(Part of a data file)
= = =

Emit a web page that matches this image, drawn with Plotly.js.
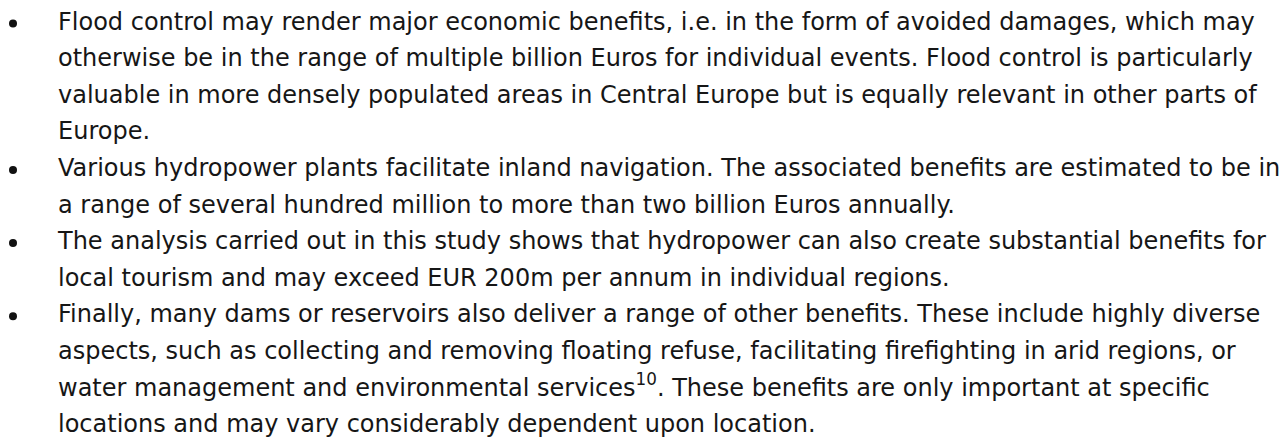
<!DOCTYPE html>
<html>
<head>
<meta charset="utf-8">
<script src="https://cdn.plot.ly/plotly-3.0.1.min.js"></script>
<style>html,body{margin:0;padding:0;background:#fff;}#chart{width:1285px;height:445px;}</style>
</head>
<body>
<div id="chart"></div>
<script>
// Bullet paragraphs, one array of wrapped lines per bullet
const bullet1 = [
  "Flood control may render major economic benefits, i.e. in the form of avoided damages, which may",
  "otherwise be in the range of multiple billion Euros for individual events. Flood control is particularly",
  "valuable in more densely populated areas in Central Europe but is equally relevant in other parts of",
  "Europe."
];
const bullet2 = [
  "Various hydropower plants facilitate inland navigation. The associated benefits are estimated to be in",
  "a range of several hundred million to more than two billion Euros annually."
];
const bullet3 = [
  "The analysis carried out in this study shows that hydropower can also create substantial benefits for",
  "local tourism and may exceed EUR 200m per annum in individual regions."
];
const bullet4 = [
  "Finally, many dams or reservoirs also deliver a range of other benefits. These include highly diverse",
  "aspects, such as collecting and removing floating refuse, facilitating firefighting in arid regions, or",
  "water management and environmental services<sup>10</sup>. These benefits are only important at specific",
  "locations and may vary considerably dependent upon location."
];
const bullets = [bullet1, bullet2, bullet3, bullet4];

// Build line rows: text lines at column 1, bullet markers at column 0
const lineText = [], lineRow = [], lineCol = [];
const dotRow = [], dotCol = [];
let row = 0;
bullets.forEach(par => {
  dotRow.push(row); dotCol.push(0);
  par.forEach(t => { lineText.push(t); lineRow.push(row); lineCol.push(1); row++; });
});

const FONT = "Verdana, 'DejaVu Sans', sans-serif";
const traces = [
  {
    type: 'scatter', mode: 'text',
    x: lineCol, y: lineRow, text: lineText,
    textposition: 'middle right',
    textfont: {family: FONT, size: 24, color: '#161616'},
    hoverinfo: 'skip', showlegend: false, cliponaxis: false
  },
  {
    type: 'scatter', mode: 'markers',
    x: dotCol, y: dotRow,
    marker: {symbol: 'circle', size: 8, color: '#111'},
    hoverinfo: 'skip', showlegend: false, cliponaxis: false
  }
];

// pixel mapping: column 0 -> 13px, column 1 -> 58px; row i -> 23.5 + 36.6*i px
const W = 1285, H = 445;
const x0 = 13, dx = 45, y0 = 23.5, dy = 36.6;
const layout = {
  width: W, height: H,
  margin: {l: 0, r: 0, t: 0, b: 0},
  paper_bgcolor: '#fff', plot_bgcolor: '#fff',
  xaxis: {range: [-x0 / dx, (W - x0) / dx], visible: false, fixedrange: true},
  yaxis: {range: [(H - y0) / dy, -y0 / dy], visible: false, fixedrange: true},
  showlegend: false
};
Plotly.newPlot('chart', traces, layout, {displayModeBar: false, staticPlot: true});
</script>
</body>
</html>
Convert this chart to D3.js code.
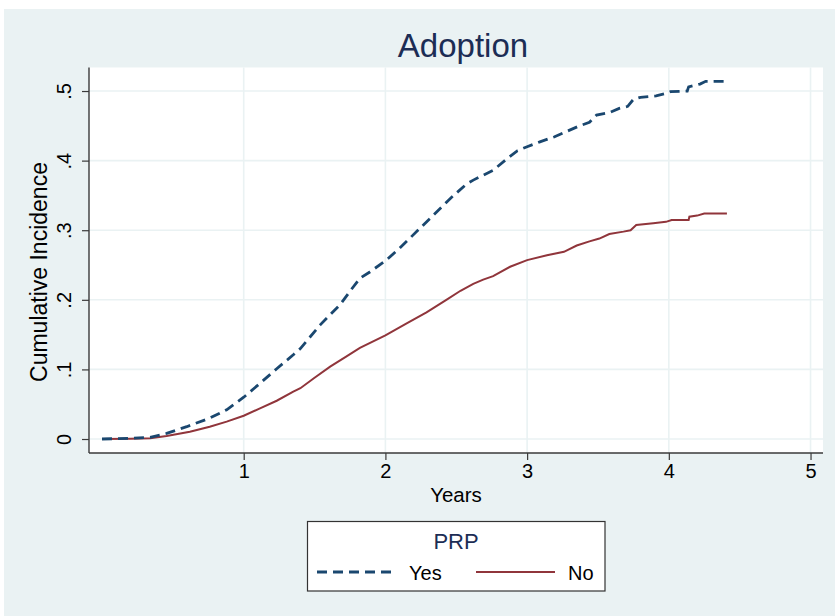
<!DOCTYPE html>
<html>
<head>
<meta charset="utf-8">
<script src="https://cdn.jsdelivr.net/npm/d3@7/dist/d3.min.js"></script>
<style>
  html, body { margin: 0; padding: 0; background: #ffffff; }
  svg { display: block; }
  text { font-family: "Liberation Sans", Arial, Helvetica, sans-serif; }
</style>
</head>
<body>
<svg id="chart" width="835" height="616"></svg>
<script>
// ---- data ----
const title = "Adoption";
const xLabel = "Years";
const yLabel = "Cumulative Incidence";
const legendTitle = "PRP";
const seriesNames = ["Yes", "No"];
const xTicks = [1, 2, 3, 4, 5];
const yTicks = [0, 0.1, 0.2, 0.3, 0.4, 0.5];
const yTickLabels = ["0", ".1", ".2", ".3", ".4", ".5"];

const yesTime = [0, 0.2, 0.34, 0.456, 0.598, 0.76, 0.88, 1.0, 1.115, 1.233, 1.35, 1.40, 1.54, 1.68, 1.76, 1.82, 1.89, 2.0, 2.1, 2.24, 2.34, 2.46, 2.57, 2.62, 2.69, 2.76, 2.86, 2.93, 3.0, 3.09, 3.19, 3.28, 3.37, 3.44, 3.49, 3.58, 3.65, 3.71, 3.75, 3.80, 3.91, 3.97, 4.01, 4.13, 4.14, 4.22, 4.26, 4.41];
const yesValue = [0, 0.001, 0.0025, 0.008, 0.0177, 0.030, 0.042, 0.060, 0.080, 0.101, 0.121, 0.130, 0.164, 0.193, 0.215, 0.231, 0.240, 0.256, 0.274, 0.302, 0.322, 0.346, 0.366, 0.372, 0.379, 0.386, 0.403, 0.414, 0.420, 0.427, 0.434, 0.442, 0.450, 0.455, 0.4655, 0.469, 0.475, 0.478, 0.488, 0.491, 0.493, 0.496, 0.499, 0.500, 0.506, 0.510, 0.514, 0.514];

const noTime = [0, 0.2, 0.34, 0.456, 0.62, 0.76, 0.88, 1.0, 1.115, 1.233, 1.35, 1.40, 1.50, 1.61, 1.72, 1.82, 2.0, 2.15, 2.29, 2.43, 2.53, 2.62, 2.69, 2.76, 2.88, 3.0, 3.14, 3.26, 3.35, 3.44, 3.51, 3.58, 3.68, 3.73, 3.77, 3.89, 3.98, 4.02, 4.14, 4.145, 4.20, 4.25, 4.41];
const noValue = [0, 0.0005, 0.001, 0.0043, 0.0105, 0.0177, 0.025, 0.0335, 0.044, 0.055, 0.068, 0.073, 0.088, 0.104, 0.118, 0.131, 0.149, 0.166, 0.182, 0.200, 0.213, 0.223, 0.229, 0.234, 0.2475, 0.257, 0.264, 0.269, 0.278, 0.284, 0.288, 0.2945, 0.298, 0.300, 0.3075, 0.310, 0.312, 0.3147, 0.3147, 0.3194, 0.321, 0.324, 0.324];

// ---- layout ----
const W = 835, H = 616;
const plot = { left: 89, right: 823, top: 67.5, bottom: 453 };
const bgColor = "#eaf2f3";
const navy = "#1a476f";
const maroon = "#90353b";
const titleColor = "#1c2d55";

const svg = d3.select("#chart");

svg.append("rect").attr("x", 4).attr("y", 9).attr("width", W - 4).attr("height", H - 9).attr("fill", bgColor);
svg.append("rect").attr("x", plot.left).attr("y", plot.top)
  .attr("width", plot.right - plot.left).attr("height", plot.bottom - plot.top).attr("fill", "#ffffff");

const x = d3.scaleLinear().domain([-0.0917, 5.088]).range([plot.left, plot.right]);
const y = d3.scaleLinear().domain([-0.0201, 0.5338]).range([plot.bottom, plot.top]);

// grid
const grid = svg.append("g");
grid.selectAll("line.gx").data(xTicks).join("line")
  .attr("x1", d => x(d)).attr("x2", d => x(d))
  .attr("y1", plot.top).attr("y2", plot.bottom)
  .attr("stroke", bgColor).attr("stroke-width", 1.6);
grid.selectAll("line.gy").data(yTicks).join("line")
  .attr("y1", d => y(d)).attr("y2", d => y(d))
  .attr("x1", plot.left).attr("x2", plot.right)
  .attr("stroke", bgColor).attr("stroke-width", 1.6);

// series
const yesData = yesTime.map((t, i) => [t, yesValue[i]]);
const noData = noTime.map((t, i) => [t, noValue[i]]);
const line = d3.line().x(d => x(d[0])).y(d => y(d[1])).curve(d3.curveLinear);

svg.append("path").datum(noData).attr("d", line)
  .attr("fill", "none").attr("stroke", maroon).attr("stroke-width", 2);
svg.append("path").datum(yesData).attr("d", line)
  .attr("fill", "none").attr("stroke", navy).attr("stroke-width", 2.8)
  .attr("stroke-dasharray", "10,6");

// axes
const xAxis = d3.axisBottom(x).tickValues(xTicks).tickSize(7).tickPadding(4).tickFormat(d3.format("d"));
const gx = svg.append("g").attr("transform", `translate(0,${plot.bottom})`).call(xAxis);
gx.select(".domain").attr("d", `M${plot.left},0H${plot.right}`).attr("stroke", "#3a3a3a").attr("stroke-width", 1.4);
gx.selectAll(".tick line").attr("stroke", "#3a3a3a").attr("stroke-width", 1.2);
gx.selectAll(".tick text").attr("fill", "#000").style("font-size", "20px");

const yAxis = d3.axisLeft(y).tickValues(yTicks).tickSize(7).tickPadding(0)
  .tickFormat((d, i) => yTickLabels[i]);
const gy = svg.append("g").attr("transform", `translate(${plot.left},0)`).call(yAxis);
gy.select(".domain").attr("d", `M0,${plot.top}V${plot.bottom}`).attr("stroke", "#3a3a3a").attr("stroke-width", 1.4);
gy.selectAll(".tick line").attr("stroke", "#3a3a3a").attr("stroke-width", 1.2);
gy.selectAll(".tick text")
  .attr("fill", "#000").style("font-size", "20px")
  .attr("x", null).attr("dy", null)
  .attr("text-anchor", "middle")
  .attr("transform", "translate(-18,0) rotate(-90)")
  .attr("dy", "0em");

// titles
svg.append("text").attr("x", 463).attr("y", 57).attr("text-anchor", "middle")
  .attr("fill", titleColor).style("font-size", "33px").text(title);
svg.append("text").attr("x", 456).attr("y", 502).attr("text-anchor", "middle")
  .attr("fill", "#000").style("font-size", "20.5px").text(xLabel);
svg.append("text").attr("transform", `translate(47,272) rotate(-90)`)
  .attr("text-anchor", "middle").attr("fill", "#000").style("font-size", "23px").text(yLabel);

// legend
const lg = svg.append("g");
lg.append("rect").attr("x", 307.5).attr("y", 521.5).attr("width", 297.5).attr("height", 69.5)
  .attr("fill", "#ffffff").attr("stroke", "#333").attr("stroke-width", 1.2);
lg.append("text").attr("x", 456).attr("y", 549).attr("text-anchor", "middle")
  .attr("fill", titleColor).style("font-size", "22px").text(legendTitle);
const legendItems = [
  { name: seriesNames[0], color: navy, width: 2.8, dash: "10,6", x1: 317, x2: 395, tx: 409 },
  { name: seriesNames[1], color: maroon, width: 2, dash: null, x1: 476, x2: 555, tx: 568 }
];
legendItems.forEach(it => {
  lg.append("line").attr("x1", it.x1).attr("x2", it.x2).attr("y1", 572).attr("y2", 572)
    .attr("stroke", it.color).attr("stroke-width", it.width)
    .attr("stroke-dasharray", it.dash);
  lg.append("text").attr("x", it.tx).attr("y", 580).attr("fill", "#000")
    .style("font-size", "20px").text(it.name);
});
</script>
</body>
</html>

= = =

» **EXERCISE PROMPT**:
Select and copy every line of the listing with the word "this".

» **OUTPUT BELOW**:
Emit a web page that matches this image, drawn with Plotly.js.
  "The analysis carried out in this study shows that hydropower can also create substantial benefits for",
Convert this chart to D3.js code.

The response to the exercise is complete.